>> START
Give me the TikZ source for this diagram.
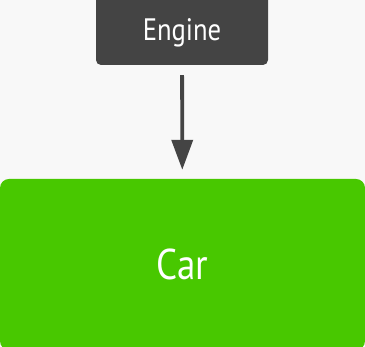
\documentclass[tikz,border=0pt]{standalone}
\usepackage{fontspec}
\setmainfont{PT Sans}[FakeStretch=0.86]
\usepackage{xcolor}
\usetikzlibrary{arrows.meta,positioning}
\definecolor{cBack}{HTML}{F8F8F8}
\definecolor{cDark}{HTML}{444444}
\definecolor{cCar}{HTML}{48C800}
\tikzset{
  box/.style   = {rectangle, rounded corners=5pt, fill=#1, text=white,
                  align=center, inner sep=0pt},
  box/.default = cDark,
  part/.style  = {box=cDark, minimum width=172pt, minimum height=71pt, text depth=0pt,
                  font=\fontsize{31}{36}\selectfont},
  whole/.style = {box=cCar, rounded corners=9pt, minimum width=365pt, minimum height=171pt,
                  font=\fontsize{43}{50}\selectfont},
  dep/.style   = {-{Triangle[length=30pt,width=21pt]}, draw=cDark, line width=3.8pt,
                  shorten <=10pt, shorten >=9pt},
}
\begin{document}
\begin{tikzpicture}[x=1pt,y=1pt]
  \fill[cBack] (0,0) rectangle (365,347);
  \clip (0,0) rectangle (365,347);
  \useasboundingbox (0,0) rectangle (365,347);

  \node[part] (engine) at (182,317.5) {Engine};
  \node[whole] (car) at (182.5,82.5) {Car};

  \draw[dep] (engine) -- (car);
\end{tikzpicture}
\end{document}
>> END
● **What the task requires**: Repeat the listing in full and exactly. Do not include any images.

● **Expected answer**:
Give me the TikZ source for this diagram.
\documentclass[tikz,border=0pt]{standalone}
\usepackage{fontspec}
\setmainfont{PT Sans}[FakeStretch=0.86]
\usepackage{xcolor}
\usetikzlibrary{arrows.meta,positioning}
\definecolor{cBack}{HTML}{F8F8F8}
\definecolor{cDark}{HTML}{444444}
\definecolor{cCar}{HTML}{48C800}
\tikzset{
  box/.style   = {rectangle, rounded corners=5pt, fill=#1, text=white,
                  align=center, inner sep=0pt},
  box/.default = cDark,
  part/.style  = {box=cDark, minimum width=172pt, minimum height=71pt, text depth=0pt,
                  font=\fontsize{31}{36}\selectfont},
  whole/.style = {box=cCar, rounded corners=9pt, minimum width=365pt, minimum height=171pt,
                  font=\fontsize{43}{50}\selectfont},
  dep/.style   = {-{Triangle[length=30pt,width=21pt]}, draw=cDark, line width=3.8pt,
                  shorten <=10pt, shorten >=9pt},
}
\begin{document}
\begin{tikzpicture}[x=1pt,y=1pt]
  \fill[cBack] (0,0) rectangle (365,347);
  \clip (0,0) rectangle (365,347);
  \useasboundingbox (0,0) rectangle (365,347);

  \node[part] (engine) at (182,317.5) {Engine};
  \node[whole] (car) at (182.5,82.5) {Car};

  \draw[dep] (engine) -- (car);
\end{tikzpicture}
\end{document}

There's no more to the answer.